*THE TASK*:
Leave the pictures out and quote every line from the start of the listing to the line with "(O3) -- cycle;", inclusive.

*SOURCE EXCERPT*:
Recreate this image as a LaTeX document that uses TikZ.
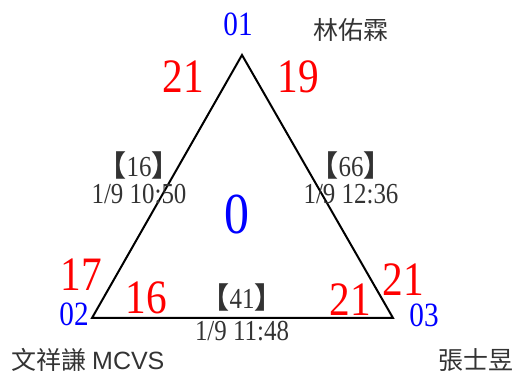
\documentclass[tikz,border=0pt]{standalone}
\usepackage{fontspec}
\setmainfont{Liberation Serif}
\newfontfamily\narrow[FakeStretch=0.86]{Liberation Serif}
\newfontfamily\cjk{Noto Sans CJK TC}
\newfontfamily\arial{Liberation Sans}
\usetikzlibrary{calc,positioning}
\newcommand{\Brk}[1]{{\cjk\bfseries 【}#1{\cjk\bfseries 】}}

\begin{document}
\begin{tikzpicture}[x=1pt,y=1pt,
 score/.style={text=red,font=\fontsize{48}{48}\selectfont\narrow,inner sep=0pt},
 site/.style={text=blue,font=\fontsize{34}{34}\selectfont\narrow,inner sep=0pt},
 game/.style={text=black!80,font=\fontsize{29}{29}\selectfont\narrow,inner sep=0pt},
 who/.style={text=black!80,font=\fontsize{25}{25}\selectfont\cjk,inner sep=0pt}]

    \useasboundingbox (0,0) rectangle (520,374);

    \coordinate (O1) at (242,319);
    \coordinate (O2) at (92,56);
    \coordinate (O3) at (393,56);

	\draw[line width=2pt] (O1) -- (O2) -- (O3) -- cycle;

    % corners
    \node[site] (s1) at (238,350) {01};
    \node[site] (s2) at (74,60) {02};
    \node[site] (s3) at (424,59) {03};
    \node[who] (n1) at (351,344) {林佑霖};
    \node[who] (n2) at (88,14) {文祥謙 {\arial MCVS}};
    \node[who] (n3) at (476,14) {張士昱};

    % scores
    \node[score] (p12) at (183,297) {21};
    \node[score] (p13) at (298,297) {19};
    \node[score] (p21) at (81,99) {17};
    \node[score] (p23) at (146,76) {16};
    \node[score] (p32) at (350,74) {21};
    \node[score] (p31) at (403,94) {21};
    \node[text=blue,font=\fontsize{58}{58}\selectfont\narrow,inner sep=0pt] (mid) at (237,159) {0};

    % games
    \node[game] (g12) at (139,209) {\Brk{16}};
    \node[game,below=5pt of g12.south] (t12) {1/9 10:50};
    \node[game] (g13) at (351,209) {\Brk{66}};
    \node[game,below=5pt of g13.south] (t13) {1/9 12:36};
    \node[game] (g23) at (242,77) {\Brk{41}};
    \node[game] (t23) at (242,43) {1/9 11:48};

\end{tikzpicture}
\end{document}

*OUTPUT*:
Recreate this image as a LaTeX document that uses TikZ.
\documentclass[tikz,border=0pt]{standalone}
\usepackage{fontspec}
\setmainfont{Liberation Serif}
\newfontfamily\narrow[FakeStretch=0.86]{Liberation Serif}
\newfontfamily\cjk{Noto Sans CJK TC}
\newfontfamily\arial{Liberation Sans}
\usetikzlibrary{calc,positioning}
\newcommand{\Brk}[1]{{\cjk\bfseries 【}#1{\cjk\bfseries 】}}

\begin{document}
\begin{tikzpicture}[x=1pt,y=1pt,
 score/.style={text=red,font=\fontsize{48}{48}\selectfont\narrow,inner sep=0pt},
 site/.style={text=blue,font=\fontsize{34}{34}\selectfont\narrow,inner sep=0pt},
 game/.style={text=black!80,font=\fontsize{29}{29}\selectfont\narrow,inner sep=0pt},
 who/.style={text=black!80,font=\fontsize{25}{25}\selectfont\cjk,inner sep=0pt}]

    \useasboundingbox (0,0) rectangle (520,374);

    \coordinate (O1) at (242,319);
    \coordinate (O2) at (92,56);
    \coordinate (O3) at (393,56);

	\draw[line width=2pt] (O1) -- (O2) -- (O3) -- cycle;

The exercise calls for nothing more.